Untuk diketahui, sebagaimana mengutip pernyataan Sekretaris Direktorat Jenderal Pendidikan Dasar dan Menengah (Sesditjen Dikdasmen) Thamrin Kasman melalui laman online kemendikbud.go.id, tentang perbedaan sumbangan, bantuan dan pungutan, diantaranya, yang dimaksud dengan Bantuan Pendidikan adalah pemberian berupa uang/barang/jasa oleh pemangku kepentingan satuan pendidikan di luar peserta didik atau orang tua/walinya, dengan syarat yang disepakati para pihak. Sumbangan Pendidikan adalah pemberian berupa uang/barang/jasa/ oleh peserta didik, orang tua/walinya, baik perseorangan maupun bersama-sama, masyarakat atau lembaga secara sukarela, dan tidak mengikat satuan pendidikan.
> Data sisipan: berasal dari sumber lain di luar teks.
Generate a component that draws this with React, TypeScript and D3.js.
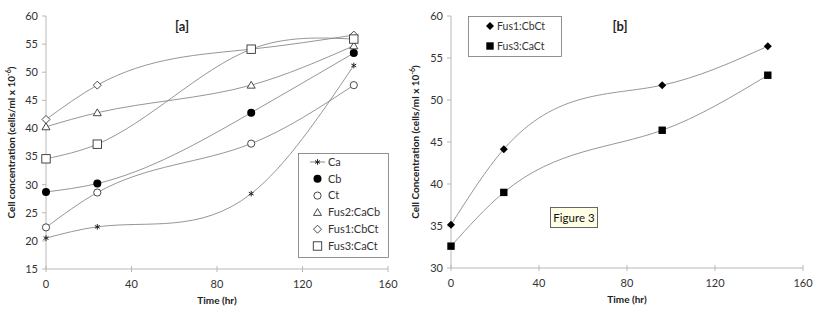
import React, { useEffect, useRef } from 'react';
import * as d3 from 'd3';

// time points (hr)
const hours = [0, 24, 96, 144];

// panel [a] series
const caValues = [20.5, 22.5, 28.4, 51.2];
const cbValues = [28.7, 30.2, 42.8, 53.4];
const ctValues = [22.4, 28.6, 37.3, 47.7];
const fus2Values = [40.3, 42.8, 47.7, 54.7];
const fus1Values = [41.6, 47.7, 54.1, 56.6];
const fus3Values = [34.6, 37.2, 54.1, 55.9];

// panel [b] series
const fus1bValues = [35.15, 44.15, 51.76, 56.4];
const fus3bValues = [32.6, 39.0, 46.4, 52.95];

const xTicks = [0, 40, 80, 120, 160];
const yTicksA = [15, 20, 25, 30, 35, 40, 45, 50, 55, 60];
const yTicksB = [30, 35, 40, 45, 50, 55, 60];

const FONT = 'Lato, "Open Sans", sans-serif';
const AXIS = '#b8b8b8';
const LINE = '#8a8a8a';

type Series = { name: string; values: number[]; marker: string };

const seriesA: Series[] = [
  { name: 'Ca', values: caValues, marker: 'star' },
  { name: 'Cb', values: cbValues, marker: 'dot' },
  { name: 'Ct', values: ctValues, marker: 'circle' },
  { name: 'Fus2:CaCb', values: fus2Values, marker: 'triangle' },
  { name: 'Fus1:CbCt', values: fus1Values, marker: 'diamond' },
  { name: 'Fus3:CaCt', values: fus3Values, marker: 'square' },
];

const seriesB: Series[] = [
  { name: 'Fus1:CbCt', values: fus1bValues, marker: 'fdiamond' },
  { name: 'Fus3:CaCt', values: fus3bValues, marker: 'fsquare' },
];

// natural cubic spline y(x), emitted as exact bezier segments
class NaturalX {
  _context: any;
  _x: number[] = [];
  _y: number[] = [];
  constructor(context: any) {
    this._context = context;
  }
  areaStart() {}
  areaEnd() {}
  lineStart() {
    this._x = [];
    this._y = [];
  }
  point(x: number, y: number) {
    this._x.push(+x);
    this._y.push(+y);
  }
  lineEnd() {
    const xs = this._x, ys = this._y, n = xs.length;
    const ctx = this._context;
    if (!n) return;
    ctx.moveTo(xs[0], ys[0]);
    if (n < 3) {
      for (let i = 1; i < n; i++) ctx.lineTo(xs[i], ys[i]);
      return;
    }
    const h: number[] = [], s: number[] = [];
    for (let i = 0; i < n - 1; i++) {
      h.push(xs[i + 1] - xs[i]);
      s.push((ys[i + 1] - ys[i]) / h[i]);
    }
    // tridiagonal solve for second derivatives
    const M = new Array(n).fill(0);
    const a: number[] = [], b: number[] = [], c: number[] = [], r: number[] = [];
    for (let i = 1; i < n - 1; i++) {
      a.push(h[i - 1]);
      b.push(2 * (h[i - 1] + h[i]));
      c.push(h[i]);
      r.push(6 * (s[i] - s[i - 1]));
    }
    const m = b.length;
    for (let i = 1; i < m; i++) {
      const w = a[i] / b[i - 1];
      b[i] -= w * c[i - 1];
      r[i] -= w * r[i - 1];
    }
    const sol = new Array(m).fill(0);
    sol[m - 1] = r[m - 1] / b[m - 1];
    for (let i = m - 2; i >= 0; i--) sol[i] = (r[i] - c[i] * sol[i + 1]) / b[i];
    for (let i = 0; i < m; i++) M[i + 1] = sol[i];

    for (let i = 0; i < n - 1; i++) {
      const hi = h[i];
      const dl = s[i] - (hi * (2 * M[i] + M[i + 1])) / 6;
      const dr = s[i] + (hi * (M[i] + 2 * M[i + 1])) / 6;
      ctx.bezierCurveTo(
        xs[i] + hi / 3, ys[i] + (dl * hi) / 3,
        xs[i + 1] - hi / 3, ys[i + 1] - (dr * hi) / 3,
        xs[i + 1], ys[i + 1]
      );
    }
  }
}

const curveNaturalX: any = (context: any) => new NaturalX(context);

function drawMarker(g: any, kind: string, x: number, y: number) {
  const m = g.append('g').attr('transform', `translate(${x},${y})`);
  if (kind === 'star') {
    m.append('path')
      .attr('d', d3.symbol(d3.symbolAsterisk, 22)())
      .attr('fill', 'none')
      .attr('stroke', '#222')
      .attr('stroke-width', 1);
  } else if (kind === 'dot') {
    m.append('circle').attr('r', 4).attr('fill', '#000');
  } else if (kind === 'circle') {
    m.append('circle').attr('r', 3.6).attr('fill', '#fff').attr('stroke', '#333').attr('stroke-width', 0.9);
  } else if (kind === 'triangle') {
    m.append('path')
      .attr('d', 'M0,-3.8L4,3L-4,3Z')
      .attr('fill', '#fff').attr('stroke', '#333').attr('stroke-width', 0.9);
  } else if (kind === 'diamond') {
    m.append('path')
      .attr('d', 'M0,-4L4,0L0,4L-4,0Z')
      .attr('fill', '#fff').attr('stroke', '#333').attr('stroke-width', 0.9);
  } else if (kind === 'square') {
    m.append('rect')
      .attr('x', -4.2).attr('y', -4.2).attr('width', 8.4).attr('height', 8.4)
      .attr('fill', '#fff').attr('stroke', '#333').attr('stroke-width', 0.9);
  } else if (kind === 'fdiamond') {
    m.append('path').attr('d', 'M0,-4L4,0L0,4L-4,0Z').attr('fill', '#000');
  } else if (kind === 'fsquare') {
    m.append('rect').attr('x', -3.7).attr('y', -3.7).attr('width', 7.4).attr('height', 7.4).attr('fill', '#000');
  }
}

function drawPanel(svg: any, opts: any) {
  const { left, right, top, bottom, yDomain, yTicks, series, title, titleX, ylabel, ylabelX } = opts;
  const x = d3.scaleLinear().domain([0, 160]).range([left, right]);
  const y = d3.scaleLinear().domain(yDomain).range([bottom, top]);
  const g = svg.append('g');

  // axes
  g.append('line').attr('x1', left).attr('x2', left).attr('y1', top).attr('y2', bottom).attr('stroke', AXIS);
  g.append('line').attr('x1', left).attr('x2', right).attr('y1', bottom).attr('y2', bottom).attr('stroke', AXIS);

  yTicks.forEach((t: number) => {
    g.append('line').attr('x1', left - 4).attr('x2', left).attr('y1', y(t)).attr('y2', y(t)).attr('stroke', AXIS);
    g.append('text')
      .attr('x', left - 8).attr('y', y(t)).attr('dy', '0.35em')
      .attr('text-anchor', 'end')
      .attr('font-size', 11).attr('fill', '#333')
      .text(t);
  });
  xTicks.forEach((t: number) => {
    g.append('line').attr('x1', x(t)).attr('x2', x(t)).attr('y1', bottom - 3).attr('y2', bottom + 3).attr('stroke', AXIS);
    g.append('text')
      .attr('x', x(t)).attr('y', bottom + 19)
      .attr('text-anchor', 'middle')
      .attr('font-size', 11).attr('fill', '#333')
      .text(t);
  });

  g.append('text')
    .attr('x', (left + right) / 2).attr('y', bottom + 35)
    .attr('text-anchor', 'middle')
    .attr('font-size', 10).attr('font-weight', 'bold').attr('fill', '#222')
    .text('Time (hr)');

  const yl = g.append('text')
    .attr('transform', `translate(${ylabelX},${(top + bottom) / 2}) rotate(-90)`)
    .attr('text-anchor', 'middle')
    .attr('font-size', 10).attr('font-weight', 'bold').attr('fill', '#222');
  yl.append('tspan').text(ylabel);
  yl.append('tspan').attr('font-size', 7).attr('dy', -4).text('-6');
  yl.append('tspan').attr('dy', 4).text(')');

  g.append('text')
    .attr('x', titleX).attr('y', top + 15)
    .attr('text-anchor', 'middle')
    .attr('font-size', 13).attr('font-weight', 'bold').attr('fill', '#222')
    .text(title);

  const line = d3.line<number>()
    .x((d, i) => x(hours[i]))
    .y((d) => y(d))
    .curve(curveNaturalX);

  series.forEach((s: Series) => {
    g.append('path')
      .attr('d', line(s.values))
      .attr('fill', 'none')
      .attr('stroke', LINE)
      .attr('stroke-width', 0.9);
  });
  series.forEach((s: Series) => {
    s.values.forEach((v, i) => drawMarker(g, s.marker, x(hours[i]), y(v)));
  });
  return g;
}

export default function App() {
  const ref = useRef<SVGSVGElement>(null);

  useEffect(() => {
    const svg = d3.select(ref.current);
    svg.selectAll('*').remove();
    svg.append('rect').attr('width', 817).attr('height', 313).attr('fill', '#fff');

    drawPanel(svg, {
      left: 46, right: 388, top: 16, bottom: 269,
      yDomain: [15, 60], yTicks: yTicksA, series: seriesA,
      title: '[a]', titleX: 182,
      ylabel: 'Cell concentration (cells/ml x 10', ylabelX: 15,
    });

    // legend a
    const la = svg.append('g');
    la.append('rect').attr('x', 298.5).attr('y', 153.5).attr('width', 90).attr('height', 104)
      .attr('fill', '#fff').attr('stroke', '#777').attr('stroke-width', 0.8);
    seriesA.forEach((s, i) => {
      const yy = 162 + i * 16.8;
      if (s.marker === 'star') {
        la.append('line').attr('x1', 310).attr('x2', 325).attr('y1', yy).attr('y2', yy).attr('stroke', LINE);
      }
      drawMarker(la, s.marker, 317.5, yy);
      la.append('text').attr('x', 328).attr('y', yy).attr('dy', '0.35em')
        .attr('font-size', 11).attr('fill', '#333').text(s.name);
    });

    drawPanel(svg, {
      left: 451, right: 803, top: 16, bottom: 268,
      yDomain: [30, 60], yTicks: yTicksB, series: seriesB,
      title: '[b]', titleX: 620,
      ylabel: 'Cell Concentration (cells/ml x 10', ylabelX: 419,
    });

    // legend b
    const lb = svg.append('g');
    lb.append('rect').attr('x', 468.5).attr('y', 16.5).attr('width', 93).attr('height', 40)
      .attr('fill', '#fff').attr('stroke', '#777').attr('stroke-width', 0.8);
    seriesB.forEach((s, i) => {
      const yy = 26 + i * 20;
      drawMarker(lb, s.marker, 490, yy);
      lb.append('text').attr('x', 497).attr('y', yy).attr('dy', '0.35em')
        .attr('font-size', 10.5).attr('fill', '#333').text(s.name);
    });

    // figure label
    const fl = svg.append('g');
    fl.append('rect').attr('x', 550.5).attr('y', 207.5).attr('width', 47).attr('height', 20)
      .attr('fill', '#ffffe6').attr('stroke', '#666').attr('stroke-width', 1);
    fl.append('text').attr('x', 574).attr('y', 217.5).attr('dy', '0.35em')
      .attr('text-anchor', 'middle').attr('font-size', 11.5).attr('fill', '#111').text('Figure 3');
  }, []);

  return (
    <svg
      ref={ref}
      width={817}
      height={313}
      style={{ position: 'absolute', left: 0, top: 0, fontFamily: FONT }}
    />
  );
}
Kemudian Pungutan Pendidikan adalah penarikan uang oleh Sekolah kepada peserta didik, orang tua/walinya yang bersifat wajib, mengikat, serta jumlah dan jangka waktu pemungutannya ditentukan.
Di sisi lain, Staf Ahli Mendikbud Bidang Regulasi, Chatarina Muliana Girsang menegaskan, bahwa Permendikbud tentang Komite Sekolah maupun Permendikbud tentang Pungutan dan Sumbangan Biaya Pendidikan pada Satuan Pendidikan Dasar tidak untuk membebani orang tua/wali yang tidak mampu.
Dikatakannya, bahwa sumbangan memang bisa diminta dari orang tua siswa, tetapi tidak untuk seluruh orang tua, karena sifatnya suka rela.
“Ketika sumbangan itu diberlakukan untuk seluruh orang tua, itu jatuhnya jadi pungutan. Dalam menentukan pungutan pun, sekolah harus melihat kemampuan ekonomi orang tua siswa,” tegas Chatarina.
Didasarkan pada penjelasan kedua pejabat Kemendikbud di atas, lalu bagaimana dengan yang dilakukan oleh Kepala Sekolah yang diduga bersengkongkol dengan Ketua Komite SMPN 4 Pekalongan melalui surat edaran sumbangan yang telah menentukan nilai dan waktu sumbangan.
Bagaimanakah sikap Kepala Dinas Pendidikan dan Kebudayaan dan Aparat Penegak Hukum Pekalongan?
Hingga berita ini ditayangkan, suarakpk.com belum berhasil mengkonfirmasi Kepala Dinas Pendidikan dan Kebudayaan Pekalongan. Tunggu investigasi selanjutnya. (Dhon/Angga/Red).